Fertilisasi in vitro atau pembuahan in vitro (bahasa Inggris: in vitro fertilisation, IVF), atau sering disebut bayi tabung, adalah suatu proses pembuahan sel telur oleh sel sperma di luar tubuh sang wanita: in vitro ("di dalam gelas kaca"). Proses ini melibatkan pemantauan dan stimulasi proses ovulasi seorang wanita, mengambil suatu ovum atau sel-sel telur dari ovarium (indung telur) wanita itu dan membiarkan sperma membuahi sel-sel tersebut di dalam sebuah medium cair di laboratorium. Sel telur yang telah dibuahi (zigot) dikultur selama 2–6 hari di dalam sebuah medium pertumbuhan dan kemudian dipindahkan ke rahim wanita yang sama ataupun wanita yang lain, dengan tujuan menciptakan keberhasilan kehamilan.

Teknik-teknik IVF dapat digunakan dalam berbagai jenis situasi, dan merupakan salah satu teknik dalam teknologi reproduksi dengan bantuan untuk penanganan infertilitas. Teknik-teknik IVF juga digunakan dalam surogasi kehamilan, yang dalam kasus ini sel telur yang telah dibuahi ditanam di dalam rahim 'titipan' wanita lain sehingga anak yang dilahirkan secara genetik tidak terkait dengan wanita tersebut. Dalam beberapa situasi, sel-sel sperma atau sel-sel telur donasi dapat digunakan. Sejumlah negara melarang atau sebaliknya melakukan regulasi ketersediaan pengerjaan IVF sehingga menimbulkan wisata fertilitas. Pembatasan atas ketersediaan IVF misalnya karena biaya dan usia untuk menghasilkan suatu kehamilan yang sehat dalam jangka waktu normal. Karena biaya prosedur ini, IVF kebanyakan diupayakan hanya setelah pilihan lain yang lebih murah telah gagal.

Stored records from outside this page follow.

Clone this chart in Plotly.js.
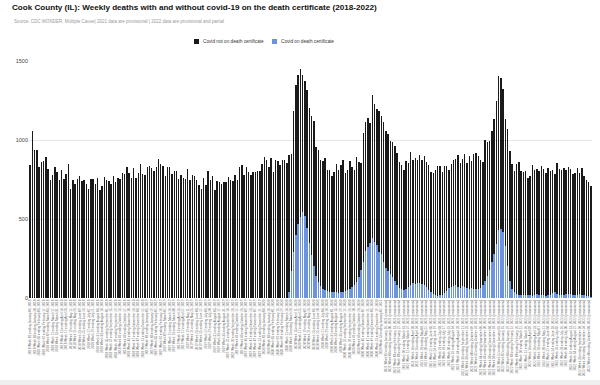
<!DOCTYPE html>
<html><head><meta charset="utf-8">
<script src="https://cdn.plot.ly/plotly-3.0.1.min.js"></script>
<style>html,body{margin:0;padding:0;background:#fff}#chart{width:600px;height:385px}</style>
</head><body><div id="chart"></div>
<script>
// Total weekly deaths (height of each full bar), 2018 week 1 .. 2022 week 41
const totalDeaths = [
840,1057,935,935,830,862,869,890,815,750,
778,826,798,747,813,753,788,851,688,750,
720,753,775,739,747,720,688,753,753,724,
757,682,708,766,747,739,724,775,733,757,
755,792,782,826,792,758,820,757,792,851,
783,777,826,834,823,802,826,878,851,836,
771,826,826,788,802,804,752,777,760,752,
817,746,781,771,745,718,687,762,714,804,
746,771,684,739,735,724,733,735,765,750,
741,781,746,826,842,777,832,798,781,796,
798,804,802,845,893,876,830,887,798,872,
870,840,876,876,857,908,914,1184,1350,1413,
1447,1409,1373,1314,1203,1152,1118,954,935,876,
866,887,807,813,773,800,847,809,840,872,
794,809,866,830,809,893,861,855,1047,1114,
1141,1110,1283,1230,1194,1181,1150,1114,1055,1040,
995,990,965,920,860,843,811,864,856,921,
875,883,872,903,874,900,858,843,800,793,
812,835,838,797,835,836,807,848,872,882,
908,855,877,913,853,896,866,912,918,900,
875,862,998,990,995,1060,1130,1250,1405,1395,
1325,1132,1068,930,846,804,846,861,804,798,
804,762,772,839,810,814,804,835,818,789,
825,804,810,783,856,814,810,825,810,831,
818,783,793,825,793,825,772,747,735,709
];
// Weekly deaths with covid-19 on the death certificate
const covidDeaths = [
0,0,0,0,0,0,0,0,0,0, 0,0,0,0,0,0,0,0,0,0,
0,0,0,0,0,0,0,0,0,0, 0,0,0,0,0,0,0,0,0,0,
0,0,0,0,0,0,0,0,0,0, 0,0,0,0,0,0,0,0,0,0,
0,0,0,0,0,0,0,0,0,0, 0,0,0,0,0,0,0,0,0,0,
0,0,0,0,0,0,0,0,0,0, 0,0,0,0,0,0,0,0,0,0,
0,0,0,0,0,0,0,0,0,0, 0,0,0,0,0,40,170,290,400,470,
515,545,520,440,350,270,200,140,100,75,
60,50,45,40,38,35,35,33,35,38,
42,50,58,70,85,100,130,180,230,300,
320,345,381,356,335,290,278,230,190,170,
150,135,105,85,65,55,52,58,70,82,
93,88,95,97,90,80,70,50,35,25,
18,15,16,20,30,45,62,72,78,80,
72,66,75,68,62,60,62,58,55,60,
65,80,105,140,178,230,280,340,431,436,
419,330,200,110,60,40,25,22,20,18,
22,18,16,15,20,25,22,18,16,15,
18,22,30,35,28,22,18,20,25,28,
24,20,18,22,25,22,18,15,10,5
];
const seriesNames = ['Covid not on death certificate','Covid on death certificate'];
const seriesColors = ['#1a1a1a','#6b93e0'];
const yTickVals = [0,500,1000,1500];
const yearWeekCounts = [[2018,52],[2019,52],[2020,53],[2021,52],[2022,41]];
const monthNames = ['January','February','March','April','May','June','July','August','September','October','November','December'];

// week category labels (MMWR weeks, ending Saturdays)
const weekLabels = [];
(function(){
  const start = Date.UTC(2018,0,6);
  let n = 0;
  yearWeekCounts.forEach(([yr,count])=>{
    for(let w=1; w<=count; w++){
      const d = new Date(start + n*7*86400000);
      const lbl = yr + ' Week ' + String(w).padStart(2,'0') + ' ending ' + monthNames[d.getUTCMonth()] + ' ' +
        String(d.getUTCDate()).padStart(2,'0') + ', ' + d.getUTCFullYear() + (yr >= 2021 ? ' (provisional)' : '');
      weekLabels.push(lbl);
      n++;
    }
  });
})();
const nonCovidDeaths = totalDeaths.map((t,i)=>t - covidDeaths[i]);
const xTickVals = weekLabels.filter((_,i)=>i % 2 === 0);

const FONT = 'Liberation Sans, Arial, Helvetica, sans-serif';
const traces = [
  {type:'bar', name:seriesNames[1], x:weekLabels, y:covidDeaths, marker:{color:seriesColors[1]}, showlegend:false},
  {type:'bar', name:seriesNames[0], x:weekLabels, y:nonCovidDeaths, marker:{color:seriesColors[0]}, showlegend:false}
];

// plot-area pixel helpers for legend placement
const L = 29, W = 563, T = 61, H = 237;
const px = v => (v - L) / W;
const py = v => (T + H - v) / H;

const layout = {
  width:600, height:385,
  margin:{l:L, r:600-L-W, t:T, b:385-T-H, pad:0},
  paper_bgcolor:'#ffffff', plot_bgcolor:'#ffffff',
  barmode:'stack', bargap:0.36,
  font:{family:FONT, color:'#333'},
  title:{text:'<b>Cook County (IL): Weekly deaths with and without covid-19 on the death certificate (2018-2022)</b>',
    font:{family:FONT, size:8.1, color:'#111'}, xref:'container', x:12/600, xanchor:'left', yref:'container', y:1-4/385, yanchor:'top'},
  xaxis:{type:'category', tickangle:-90, tickvals:xTickVals, ticktext:xTickVals, tickfont:{size:3.1, color:'#666', family:FONT},
    showgrid:false, zeroline:false, showline:false, ticks:'', automargin:false, fixedrange:true},
  yaxis:{range:[0,1500], tickvals:yTickVals, tickfont:{size:5.5, color:'#444', family:FONT}, gridcolor:'#e6e6e6', gridwidth:1,
    zeroline:false, showline:false, ticks:'', automargin:false, fixedrange:true},
  shapes:[
    {type:'rect', xref:'paper', yref:'paper', x0:px(194), x1:px(199), y0:py(44), y1:py(39), fillcolor:seriesColors[0], line:{width:0}},
    {type:'rect', xref:'paper', yref:'paper', x0:px(272), x1:px(277), y0:py(44), y1:py(39), fillcolor:seriesColors[1], line:{width:0}},
    {type:'rect', xref:'paper', yref:'paper', x0:px(0), x1:px(600), y0:py(385), y1:py(380), fillcolor:'#eeeeee', line:{width:0}, layer:'below'}
  ],
  annotations:[
    {text:'Source: CDC WONDER, Multiple Cause| 2021 data are provisional | 2022 data are provisional and partial', xref:'paper', yref:'paper',
      x:px(12), y:py(21.5), xanchor:'left', yanchor:'middle', showarrow:false, font:{family:FONT, size:4.5, color:'#999999'}},
    {text:seriesNames[0], xref:'paper', yref:'paper', x:px(201), y:py(41.5), xanchor:'left', yanchor:'middle', showarrow:false, font:{family:FONT, size:4.7, color:'#333'}},
    {text:seriesNames[1], xref:'paper', yref:'paper', x:px(279), y:py(41.5), xanchor:'left', yanchor:'middle', showarrow:false, font:{family:FONT, size:4.7, color:'#333'}}
  ]
};
Plotly.newPlot('chart', traces, layout, {displayModeBar:false, staticPlot:true});
</script></body></html>
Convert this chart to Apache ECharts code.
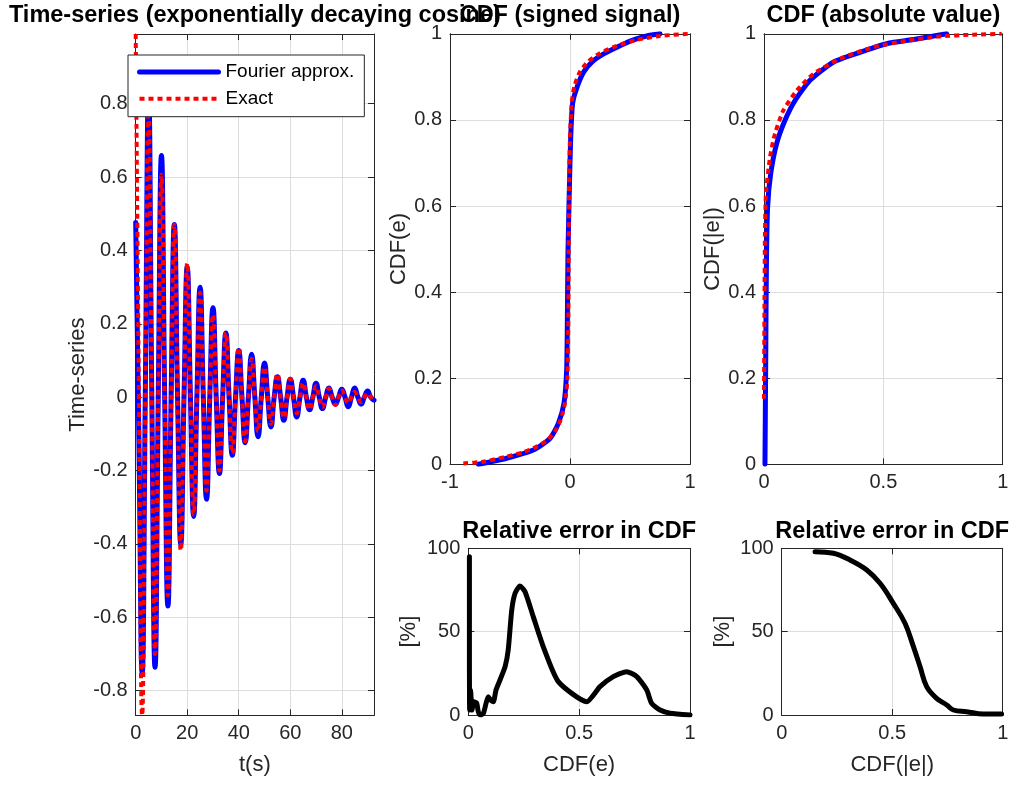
<!DOCTYPE html>
<html><head><meta charset="utf-8">
<script src="https://cdn.jsdelivr.net/npm/echarts@6/dist/echarts.min.js"></script>
<style>html,body{margin:0;padding:0;background:#fff}#c{width:1017px;height:787px}</style>
</head><body><div id="c"></div>
<script>
// ---------- data ----------
const timeS = [0,1.25,2.5,3.75,5,6.25,7.5,8.75,10,11.25,12.5,13.75,15,16.25,17.5,18.75,20,21.25,22.5,23.75,25,26.25,27.5,28.75,30,31.25,32.5,33.75,35,36.25,37.5,38.75,40,41.25,42.5,43.75,45,46.25,47.5,48.75,50,51.25,52.5,53.75,55,56.25,57.5,58.75,60,61.25,62.5,63.75,65,66.25,67.5,68.75,70,71.25,72.5,73.75,75,76.25,77.5,78.75,80,81.25,82.5,83.75,85,86.25,87.5,88.75,90,91.25,92.5];
const fourierTS = [0.476,-0.12,-0.752,0.03,0.83,0,-0.736,0,0.659,0,-0.569,0,0.471,0,-0.40,0,0.355,0,-0.325,0,0.300,0,-0.278,0,0.244,0,-0.208,0,0.175,0,-0.158,0,0.127,0,-0.124,0,0.117,0,-0.108,0,0.093,0,-0.081,0,0.056,0,-0.063,0,0.049,0,-0.054,0,0.046,0,-0.034,0,0.038,0,-0.031,0,0.025,0,-0.019,0,0.022,0,-0.026,0,0.025,0,-0.019,0,0.017,0,-0.008];
const exactTS = [0.99,0,-0.867,0,0.78,0,-0.70,0,0.607,0,-0.54,0,0.47,0,-0.418,0,0.365,0,-0.32,0,0.285,0,-0.255,0,0.225,0,-0.20,0,0.175,0,-0.153,0,0.135,0,-0.12,0,0.105,0,-0.093,0,0.082,0,-0.072,0,0.064,0,-0.057,0,0.05,0,-0.044,0,0.039,0,-0.034,0,0.030,0,-0.027,0,0.024,0,-0.021,0,0.018,0,-0.016,0,0.014,0,-0.013,0,0.011,0,-0.010];

const cdfSignedFourierX = [-0.764,-0.528,-0.306,-0.167,-0.097,-0.05,-0.028,-0.022,-0.017,-0.005,0.006,0.022,0.061,0.116,0.189,0.292,0.417,0.5,0.639,0.75];
const cdfSignedFourierY = [0,0.014,0.033,0.06,0.095,0.142,0.219,0.335,0.49,0.645,0.761,0.839,0.878,0.912,0.936,0.955,0.972,0.983,0.995,1.0];
const cdfSignedExactX = [-0.889,-0.722,-0.528,-0.389,-0.278,-0.194,-0.125,-0.078,-0.042,-0.022,-0.014,-0.011,-0.008,0.0,0.014,0.036,0.083,0.153,0.25,0.389,0.556,0.75,0.99];
const cdfSignedExactY = [0.002,0.006,0.018,0.028,0.041,0.055,0.076,0.103,0.142,0.196,0.335,0.49,0.645,0.761,0.839,0.878,0.912,0.936,0.955,0.972,0.986,0.995,1.0];

const cdfAbsFourierX = [0.004,0.007,0.01,0.015,0.028,0.053,0.088,0.13,0.193,0.29,0.402,0.514,0.64,0.765];
const cdfAbsFourierY = [0,0.226,0.458,0.597,0.675,0.745,0.799,0.845,0.892,0.934,0.957,0.977,0.988,1.0];
const cdfAbsExactX = [0.0,0.002,0.004,0.008,0.025,0.046,0.081,0.137,0.207,0.318,0.458,0.598,0.737,0.877,0.996];
const cdfAbsExactY = [0.152,0.381,0.536,0.628,0.713,0.768,0.822,0.868,0.907,0.942,0.969,0.984,0.994,0.998,1.0];

const relErrSignedX = [0.005,0.005,0.006,0.01,0.017,0.025,0.038,0.045,0.053,0.068,0.08,0.09,0.1,0.113,0.125,0.143,0.166,0.18,0.196,0.211,0.233,0.256,0.293,0.338,0.406,0.534,0.594,0.654,0.714,0.76,0.805,0.827,0.865,0.91,1.0];
const relErrSignedY = [95,40,3,15,3,8,7,2,0,1,7,11,9,8,15,21,29,39,63,73,77.4,74,59,41,20,8,17,23,26,23,15,7,3,1,0];
const relErrAbsX = [0.151,0.234,0.309,0.385,0.445,0.505,0.558,0.596,0.626,0.656,0.701,0.747,0.777,0.837,0.912,0.995];
const relErrAbsY = [98,97,93,87,79,67,55,41,29,17,10,6,3,2,0.6,0.6];

const titles = ['Time-series (exponentially decaying cosine)','CDF (signed signal)','CDF (absolute value)','Relative error in CDF','Relative error in CDF'];

// ---------- helpers ----------
const FONT = 'Liberation Sans, Arial, Helvetica, sans-serif';
const AX = '#262626';
function zip(a, b) { return a.map((v, i) => [v, b[i]]); }

const grids = [
  {left:135.7, top:34, width:238.3, height:681.3},
  {left:450, top:33.8, width:240, height:430.5},
  {left:764, top:33.8, width:238.7, height:430.5},
  {left:468.3, top:548.3, width:221.7, height:166.7},
  {left:781.7, top:548.3, width:221, height:166.7}
];

function base(extra, deco) {
  const a = {
    type:'value',
    axisLine:{show:true, onZero:false, lineStyle:{color:AX, width:1}},
    axisTick:{show:true, inside:true, length:6, lineStyle:{color:AX}},
    axisLabel:{show:!deco, color:AX, fontSize:20, fontFamily:FONT, margin:8},
    splitLine:{show:!deco, lineStyle:{color:'#dedede', width:1}},
    nameTextStyle:{color:AX, fontSize:22, fontFamily:FONT}
  };
  return Object.assign(a, extra);
}
const xCfg = [
  {min:0, max:92.5, interval:20, name:'t(s)', nameGap:39,
   fmt:v => (Math.abs(v/20 - Math.round(v/20)) < 1e-6 ? String(v) : '')},
  {min:-1, max:1, interval:1},
  {min:0, max:1, interval:0.5},
  {min:0, max:1, interval:0.5, name:'CDF(e)', nameGap:39},
  {min:0, max:1, interval:0.5, name:'CDF(|e|)', nameGap:39}
];
const yCfg = [
  {min:-0.867, max:0.99, splitNumber:9, name:'Time-series', nameGap:38,
   fmt:v => (Math.abs(v*5 - Math.round(v*5)) < 1e-6 ? String(+v.toFixed(1)) : '')},
  {min:0, max:1, interval:0.2, name:'CDF(e)', nameGap:37},
  {min:0, max:1, interval:0.2, name:'CDF(|e|)', nameGap:37},
  {min:0, max:100, interval:50, name:'[%]', nameGap:48},
  {min:0, max:100, interval:50, name:'[%]', nameGap:48}
];

const xAxis = [], yAxis = [];
grids.forEach((g, i) => {
  const xc = xCfg[i], yc = yCfg[i];
  const xp = {gridIndex:i, position:'bottom', min:xc.min, max:xc.max};
  if (xc.interval) xp.interval = xc.interval;
  const xa = base(xp, false);
  if (xc.name) { xa.name = xc.name; xa.nameLocation = 'middle'; xa.nameGap = xc.nameGap; }
  if (xc.fmt) xa.axisLabel.formatter = xc.fmt;
  xAxis.push(xa);
  xAxis.push(base(Object.assign({}, xp, {position:'top'}), true));

  const yp = {gridIndex:i, position:'left', min:yc.min, max:yc.max};
  if (yc.interval) yp.interval = yc.interval;
  if (yc.splitNumber) yp.splitNumber = yc.splitNumber;
  const ya = base(yp, false);
  if (yc.name) { ya.name = yc.name; ya.nameLocation = 'middle'; ya.nameGap = yc.nameGap; }
  if (yc.fmt) ya.axisLabel.formatter = yc.fmt;
  if (yc.splitNumber) { ya.axisLabel.showMinLabel = false; ya.axisLabel.showMaxLabel = false; }
  yAxis.push(ya);
  yAxis.push(base(Object.assign({}, yp, {position:'right'}), true));
});

function lineSeries(name, gi, data, color, width, dotted, smooth) {
  return {
    name, type:'line', xAxisIndex:gi*2, yAxisIndex:gi*2, data,
    showSymbol:false, symbol:'none', smooth: smooth, clip:true,
    lineStyle: dotted ? {color, width, type:[5,4], cap:'butt'} : {color, width, cap:'round', join:'round'},
    itemStyle:{color}, z: dotted ? 3 : 2, animation:false
  };
}

const series = [
  lineSeries('Fourier approx.', 0, zip(timeS, fourierTS), '#0000ff', 5, false, 0.5),
  lineSeries('Exact', 0, zip(timeS, exactTS), '#ff0000', 4, true, 0.5),
  lineSeries('Fourier CDF signed', 1, zip(cdfSignedFourierX, cdfSignedFourierY), '#0000ff', 5, false, 0.2),
  lineSeries('Exact CDF signed', 1, zip(cdfSignedExactX, cdfSignedExactY), '#ff0000', 4, true, 0.2),
  lineSeries('Fourier CDF abs', 2, zip(cdfAbsFourierX, cdfAbsFourierY), '#0000ff', 5, false, 0.2),
  lineSeries('Exact CDF abs', 2, zip(cdfAbsExactX, cdfAbsExactY), '#ff0000', 4, true, 0.2),
  lineSeries('Rel err signed', 3, zip(relErrSignedX, relErrSignedY), '#000000', 5, false, 0.2),
  lineSeries('Rel err abs', 4, zip(relErrAbsX, relErrAbsY), '#000000', 5, false, 0.4)
];

const titleCenters = [254.9, 570, 883.4, 579.2, 892.2];
const titleTops = [4, 4, 4, 520, 520];
const title = titles.map((t, i) => ({
  text:t, left:titleCenters[i], top:titleTops[i], textAlign:'center', padding:0,
  textStyle:{fontSize:23.5, fontWeight:'bold', color:'#000', fontFamily:FONT, lineHeight:24}
}));

const option = {
  animation:false,
  backgroundColor:'#fff',
  title,
  grid: grids.map(g => Object.assign({containLabel:false, outerBoundsMode:'none'}, g)),
  xAxis, yAxis, series,
  legend:{
    show:true, left:128, top:55, orient:'vertical',
    backgroundColor:'#fff', borderColor:AX, borderWidth:1, borderRadius:0,
    padding:[7,10,8,9], itemWidth:79, itemHeight:14, itemGap:6.7,
    textStyle:{fontSize:19, color:'#000', fontFamily:FONT, lineHeight:20, padding:[0,0,0,2]},
    data:[
      {name:'Fourier approx.', lineStyle:{width:5, color:'#0000ff'}, itemStyle:{opacity:0}},
      {name:'Exact', lineStyle:{width:4, color:'#ff0000', type:[5,4]}, itemStyle:{opacity:0}}
    ],
    selectedMode:false
  }
};
const chart = echarts.init(document.getElementById('c'), null, {renderer:'canvas'});
chart.setOption(option);
</script>
</body></html>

Kelahiran seorang "bayi tabung" pertama yang berhasil, yaitu Louise Brown, terjadi pada tahun 1978. Louise Brown dilahirkan sebagai hasil dari siklus alami IVF tanpa stimulasi. Robert G. Edwards mendapat penghargaan Nobel Fisiologi atau Kedokteran pada tahun 2010, fisiolog yang terlibat dalam pengembangan proses ini bersama dengan Patrick Steptoe; Steptoe tidak memenuhi syarat untuk dipertimbangkan karena Penghargaan Nobel tidak diberikan secara anumerta.[1] Dengan donasi sel telur dan IVF, wanita yang melewati masa reproduktifnya atau telah mengalami menopause masih dapat hamil. Adriana Iliescu sempat memegang rekor sebagai wanita tertua yang melahirkan dengan menggunakan IVF dan sel telur dari donasi, ketika ia melahirkan pada tahun 2004 di usianya yang ke-66 tahun, sebelum rekornya terlampaui pada tahun 2006. Setelah menggunakan IVF, dikatakan bahwa banyak pasangan dapat hamil tanpa perawatan kesuburan.[2] Pada tahun 2012, diperkirakan bahwa lima juta anak telah lahir di seluruh dunia menggunakan IVF dan teknik reproduksi berbantu lainnya.[3]


Proses

Pasangan menikah yang dalam waktu tertentu belum juga mendapatkan keturunan, banyak menjadikan bayi tabung sebagai solusi. Program pembuahan dalam tabung ini memang membawa harapan bagi mereka yang mengalami masalah kesuburan. Namun tidak semua orang paham mengenai bayi tabung dan bagaimana proses bayi tabung tersebut.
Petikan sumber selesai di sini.